==== DATASET EXTRACT

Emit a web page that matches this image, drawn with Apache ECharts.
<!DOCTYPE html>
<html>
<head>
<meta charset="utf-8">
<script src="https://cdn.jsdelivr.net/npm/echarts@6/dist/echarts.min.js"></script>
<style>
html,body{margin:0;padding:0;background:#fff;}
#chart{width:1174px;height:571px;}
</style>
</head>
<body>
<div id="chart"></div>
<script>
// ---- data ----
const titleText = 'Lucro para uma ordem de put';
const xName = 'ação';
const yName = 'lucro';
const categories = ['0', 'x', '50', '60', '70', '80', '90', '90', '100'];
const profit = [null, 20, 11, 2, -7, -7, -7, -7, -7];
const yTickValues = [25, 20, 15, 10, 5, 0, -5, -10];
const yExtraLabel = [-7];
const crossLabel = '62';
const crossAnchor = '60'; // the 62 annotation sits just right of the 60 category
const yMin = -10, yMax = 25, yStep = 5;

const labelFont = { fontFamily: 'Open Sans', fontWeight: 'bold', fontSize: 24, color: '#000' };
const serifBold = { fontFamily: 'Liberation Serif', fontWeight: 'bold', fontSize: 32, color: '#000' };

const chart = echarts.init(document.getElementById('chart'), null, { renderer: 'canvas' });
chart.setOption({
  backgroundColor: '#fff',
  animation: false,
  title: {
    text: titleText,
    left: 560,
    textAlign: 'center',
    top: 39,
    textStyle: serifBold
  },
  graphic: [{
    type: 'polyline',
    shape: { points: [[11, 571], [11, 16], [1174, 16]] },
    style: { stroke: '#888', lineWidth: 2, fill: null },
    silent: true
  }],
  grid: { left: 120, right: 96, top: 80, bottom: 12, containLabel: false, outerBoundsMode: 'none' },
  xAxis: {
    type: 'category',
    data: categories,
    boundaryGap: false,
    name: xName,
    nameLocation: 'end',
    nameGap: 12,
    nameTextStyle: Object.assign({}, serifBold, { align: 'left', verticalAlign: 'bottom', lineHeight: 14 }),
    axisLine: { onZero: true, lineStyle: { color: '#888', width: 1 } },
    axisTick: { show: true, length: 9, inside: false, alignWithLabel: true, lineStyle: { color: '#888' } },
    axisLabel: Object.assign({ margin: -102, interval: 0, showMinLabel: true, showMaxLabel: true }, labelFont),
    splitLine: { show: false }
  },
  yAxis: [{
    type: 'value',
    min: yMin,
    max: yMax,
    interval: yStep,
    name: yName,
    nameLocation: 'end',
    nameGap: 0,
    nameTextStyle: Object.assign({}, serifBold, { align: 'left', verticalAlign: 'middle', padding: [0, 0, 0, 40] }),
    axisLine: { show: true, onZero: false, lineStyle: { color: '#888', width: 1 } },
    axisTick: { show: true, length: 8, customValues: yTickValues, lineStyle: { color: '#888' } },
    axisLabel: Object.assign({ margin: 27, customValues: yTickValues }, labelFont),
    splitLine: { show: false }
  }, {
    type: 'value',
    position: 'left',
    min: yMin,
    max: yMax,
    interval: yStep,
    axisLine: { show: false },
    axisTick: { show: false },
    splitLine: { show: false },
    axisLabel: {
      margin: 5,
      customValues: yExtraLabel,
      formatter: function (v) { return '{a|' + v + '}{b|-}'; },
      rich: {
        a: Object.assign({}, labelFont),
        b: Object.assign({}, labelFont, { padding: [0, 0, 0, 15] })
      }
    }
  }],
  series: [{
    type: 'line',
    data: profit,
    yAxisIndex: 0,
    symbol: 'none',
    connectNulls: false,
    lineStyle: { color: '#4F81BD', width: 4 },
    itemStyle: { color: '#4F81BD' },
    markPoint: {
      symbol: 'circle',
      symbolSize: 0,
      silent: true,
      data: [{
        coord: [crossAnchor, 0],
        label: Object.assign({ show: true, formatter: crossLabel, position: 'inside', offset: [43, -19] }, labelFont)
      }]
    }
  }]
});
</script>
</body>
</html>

========

WHAT YOU SHOULD DO =>
Up to and including the line with "32, color: '#000'", repeat the data exactly, starting from its first line; nothing else belongs in the response.

SOLUTION TO THE PROBLEM =>
Emit a web page that matches this image, drawn with Apache ECharts.
<!DOCTYPE html>
<html>
<head>
<meta charset="utf-8">
<script src="https://cdn.jsdelivr.net/npm/echarts@6/dist/echarts.min.js"></script>
<style>
html,body{margin:0;padding:0;background:#fff;}
#chart{width:1174px;height:571px;}
</style>
</head>
<body>
<div id="chart"></div>
<script>
// ---- data ----
const titleText = 'Lucro para uma ordem de put';
const xName = 'ação';
const yName = 'lucro';
const categories = ['0', 'x', '50', '60', '70', '80', '90', '90', '100'];
const profit = [null, 20, 11, 2, -7, -7, -7, -7, -7];
const yTickValues = [25, 20, 15, 10, 5, 0, -5, -10];
const yExtraLabel = [-7];
const crossLabel = '62';
const crossAnchor = '60'; // the 62 annotation sits just right of the 60 category
const yMin = -10, yMax = 25, yStep = 5;

const labelFont = { fontFamily: 'Open Sans', fontWeight: 'bold', fontSize: 24, color: '#000' };
const serifBold = { fontFamily: 'Liberation Serif', fontWeight: 'bold', fontSize: 32, color: '#000' };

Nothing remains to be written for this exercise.